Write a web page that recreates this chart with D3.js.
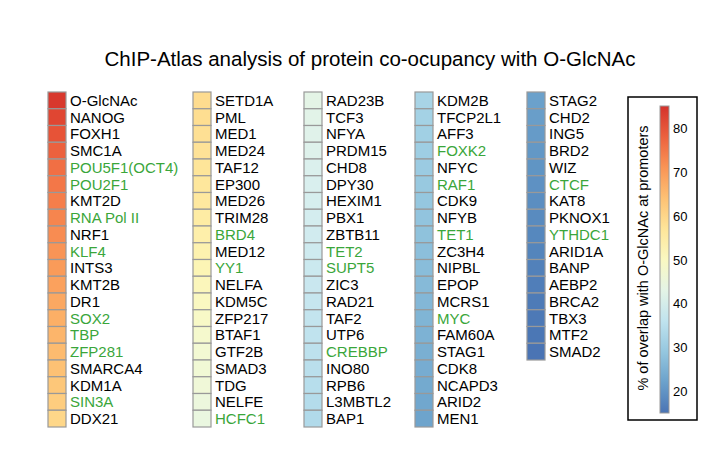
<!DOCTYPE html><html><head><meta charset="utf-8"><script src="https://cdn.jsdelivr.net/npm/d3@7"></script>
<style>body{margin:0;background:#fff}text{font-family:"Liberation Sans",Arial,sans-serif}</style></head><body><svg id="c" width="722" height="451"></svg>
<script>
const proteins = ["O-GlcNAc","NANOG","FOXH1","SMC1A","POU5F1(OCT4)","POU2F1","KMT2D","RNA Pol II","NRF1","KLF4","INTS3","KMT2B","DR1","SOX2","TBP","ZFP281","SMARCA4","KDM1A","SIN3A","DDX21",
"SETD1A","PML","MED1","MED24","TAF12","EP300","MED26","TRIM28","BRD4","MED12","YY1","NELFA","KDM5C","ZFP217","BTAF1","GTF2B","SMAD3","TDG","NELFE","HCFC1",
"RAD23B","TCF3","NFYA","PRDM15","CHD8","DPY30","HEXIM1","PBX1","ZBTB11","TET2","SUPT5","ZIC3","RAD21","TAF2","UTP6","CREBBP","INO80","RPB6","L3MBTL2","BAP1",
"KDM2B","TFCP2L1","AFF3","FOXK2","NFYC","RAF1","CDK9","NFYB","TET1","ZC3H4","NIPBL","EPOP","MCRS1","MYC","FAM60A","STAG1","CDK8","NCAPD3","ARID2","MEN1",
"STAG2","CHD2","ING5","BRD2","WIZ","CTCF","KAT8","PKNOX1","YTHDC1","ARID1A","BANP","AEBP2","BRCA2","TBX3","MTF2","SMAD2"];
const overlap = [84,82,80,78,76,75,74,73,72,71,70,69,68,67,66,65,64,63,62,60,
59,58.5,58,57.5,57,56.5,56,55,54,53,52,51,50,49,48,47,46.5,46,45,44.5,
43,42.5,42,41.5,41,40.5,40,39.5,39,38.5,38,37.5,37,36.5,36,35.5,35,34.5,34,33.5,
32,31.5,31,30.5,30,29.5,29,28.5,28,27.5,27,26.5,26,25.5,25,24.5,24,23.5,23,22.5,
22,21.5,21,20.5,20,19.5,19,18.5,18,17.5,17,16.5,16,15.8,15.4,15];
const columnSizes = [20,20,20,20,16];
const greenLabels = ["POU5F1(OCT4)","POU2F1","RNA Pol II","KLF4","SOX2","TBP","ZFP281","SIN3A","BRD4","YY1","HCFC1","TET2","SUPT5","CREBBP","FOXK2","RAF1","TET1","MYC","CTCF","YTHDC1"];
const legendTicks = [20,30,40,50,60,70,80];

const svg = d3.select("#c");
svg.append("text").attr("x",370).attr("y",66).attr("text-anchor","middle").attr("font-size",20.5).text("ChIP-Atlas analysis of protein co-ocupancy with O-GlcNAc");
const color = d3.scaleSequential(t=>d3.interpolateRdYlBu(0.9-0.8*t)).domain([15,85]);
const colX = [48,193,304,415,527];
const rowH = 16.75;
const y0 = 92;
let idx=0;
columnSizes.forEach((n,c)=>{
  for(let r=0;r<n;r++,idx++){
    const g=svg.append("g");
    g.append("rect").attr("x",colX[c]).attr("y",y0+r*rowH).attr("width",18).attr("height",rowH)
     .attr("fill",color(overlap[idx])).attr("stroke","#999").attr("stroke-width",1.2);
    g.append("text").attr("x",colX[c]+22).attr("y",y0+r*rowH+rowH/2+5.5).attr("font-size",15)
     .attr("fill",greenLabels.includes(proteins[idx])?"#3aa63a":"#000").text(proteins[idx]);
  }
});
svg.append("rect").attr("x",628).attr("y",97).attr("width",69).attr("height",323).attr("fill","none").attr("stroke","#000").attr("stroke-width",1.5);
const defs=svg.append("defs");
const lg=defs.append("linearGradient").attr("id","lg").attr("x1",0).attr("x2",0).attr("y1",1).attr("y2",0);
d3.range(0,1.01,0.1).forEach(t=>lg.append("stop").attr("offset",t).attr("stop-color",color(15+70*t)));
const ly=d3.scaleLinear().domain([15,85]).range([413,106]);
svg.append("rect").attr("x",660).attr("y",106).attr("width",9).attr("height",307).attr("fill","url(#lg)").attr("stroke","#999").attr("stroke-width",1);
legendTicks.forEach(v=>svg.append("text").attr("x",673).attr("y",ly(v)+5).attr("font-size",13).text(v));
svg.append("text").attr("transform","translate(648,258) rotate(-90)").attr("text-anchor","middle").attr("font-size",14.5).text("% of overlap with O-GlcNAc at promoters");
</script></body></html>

- _GIVEN TASK_: Write out every line above exactly as it is, leaving out the pictures.

- _RESPONSE TO THIS EXERCISE_:
Write a web page that recreates this chart with D3.js.
<!DOCTYPE html><html><head><meta charset="utf-8"><script src="https://cdn.jsdelivr.net/npm/d3@7"></script>
<style>body{margin:0;background:#fff}text{font-family:"Liberation Sans",Arial,sans-serif}</style></head><body><svg id="c" width="722" height="451"></svg>
<script>
const proteins = ["O-GlcNAc","NANOG","FOXH1","SMC1A","POU5F1(OCT4)","POU2F1","KMT2D","RNA Pol II","NRF1","KLF4","INTS3","KMT2B","DR1","SOX2","TBP","ZFP281","SMARCA4","KDM1A","SIN3A","DDX21",
"SETD1A","PML","MED1","MED24","TAF12","EP300","MED26","TRIM28","BRD4","MED12","YY1","NELFA","KDM5C","ZFP217","BTAF1","GTF2B","SMAD3","TDG","NELFE","HCFC1",
"RAD23B","TCF3","NFYA","PRDM15","CHD8","DPY30","HEXIM1","PBX1","ZBTB11","TET2","SUPT5","ZIC3","RAD21","TAF2","UTP6","CREBBP","INO80","RPB6","L3MBTL2","BAP1",
"KDM2B","TFCP2L1","AFF3","FOXK2","NFYC","RAF1","CDK9","NFYB","TET1","ZC3H4","NIPBL","EPOP","MCRS1","MYC","FAM60A","STAG1","CDK8","NCAPD3","ARID2","MEN1",
"STAG2","CHD2","ING5","BRD2","WIZ","CTCF","KAT8","PKNOX1","YTHDC1","ARID1A","BANP","AEBP2","BRCA2","TBX3","MTF2","SMAD2"];
const overlap = [84,82,80,78,76,75,74,73,72,71,70,69,68,67,66,65,64,63,62,60,
59,58.5,58,57.5,57,56.5,56,55,54,53,52,51,50,49,48,47,46.5,46,45,44.5,
43,42.5,42,41.5,41,40.5,40,39.5,39,38.5,38,37.5,37,36.5,36,35.5,35,34.5,34,33.5,
32,31.5,31,30.5,30,29.5,29,28.5,28,27.5,27,26.5,26,25.5,25,24.5,24,23.5,23,22.5,
22,21.5,21,20.5,20,19.5,19,18.5,18,17.5,17,16.5,16,15.8,15.4,15];
const columnSizes = [20,20,20,20,16];
const greenLabels = ["POU5F1(OCT4)","POU2F1","RNA Pol II","KLF4","SOX2","TBP","ZFP281","SIN3A","BRD4","YY1","HCFC1","TET2","SUPT5","CREBBP","FOXK2","RAF1","TET1","MYC","CTCF","YTHDC1"];
const legendTicks = [20,30,40,50,60,70,80];

const svg = d3.select("#c");
svg.append("text").attr("x",370).attr("y",66).attr("text-anchor","middle").attr("font-size",20.5).text("ChIP-Atlas analysis of protein co-ocupancy with O-GlcNAc");
const color = d3.scaleSequential(t=>d3.interpolateRdYlBu(0.9-0.8*t)).domain([15,85]);
const colX = [48,193,304,415,527];
const rowH = 16.75;
const y0 = 92;
let idx=0;
columnSizes.forEach((n,c)=>{
  for(let r=0;r<n;r++,idx++){
    const g=svg.append("g");
    g.append("rect").attr("x",colX[c]).attr("y",y0+r*rowH).attr("width",18).attr("height",rowH)
     .attr("fill",color(overlap[idx])).attr("stroke","#999").attr("stroke-width",1.2);
    g.append("text").attr("x",colX[c]+22).attr("y",y0+r*rowH+rowH/2+5.5).attr("font-size",15)
     .attr("fill",greenLabels.includes(proteins[idx])?"#3aa63a":"#000").text(proteins[idx]);
  }
});
svg.append("rect").attr("x",628).attr("y",97).attr("width",69).attr("height",323).attr("fill","none").attr("stroke","#000").attr("stroke-width",1.5);
const defs=svg.append("defs");
const lg=defs.append("linearGradient").attr("id","lg").attr("x1",0).attr("x2",0).attr("y1",1).attr("y2",0);
d3.range(0,1.01,0.1).forEach(t=>lg.append("stop").attr("offset",t).attr("stop-color",color(15+70*t)));
const ly=d3.scaleLinear().domain([15,85]).range([413,106]);
svg.append("rect").attr("x",660).attr("y",106).attr("width",9).attr("height",307).attr("fill","url(#lg)").attr("stroke","#999").attr("stroke-width",1);
legendTicks.forEach(v=>svg.append("text").attr("x",673).attr("y",ly(v)+5).attr("font-size",13).text(v));
svg.append("text").attr("transform","translate(648,258) rotate(-90)").attr("text-anchor","middle").attr("font-size",14.5).text("% of overlap with O-GlcNAc at promoters");
</script></body></html>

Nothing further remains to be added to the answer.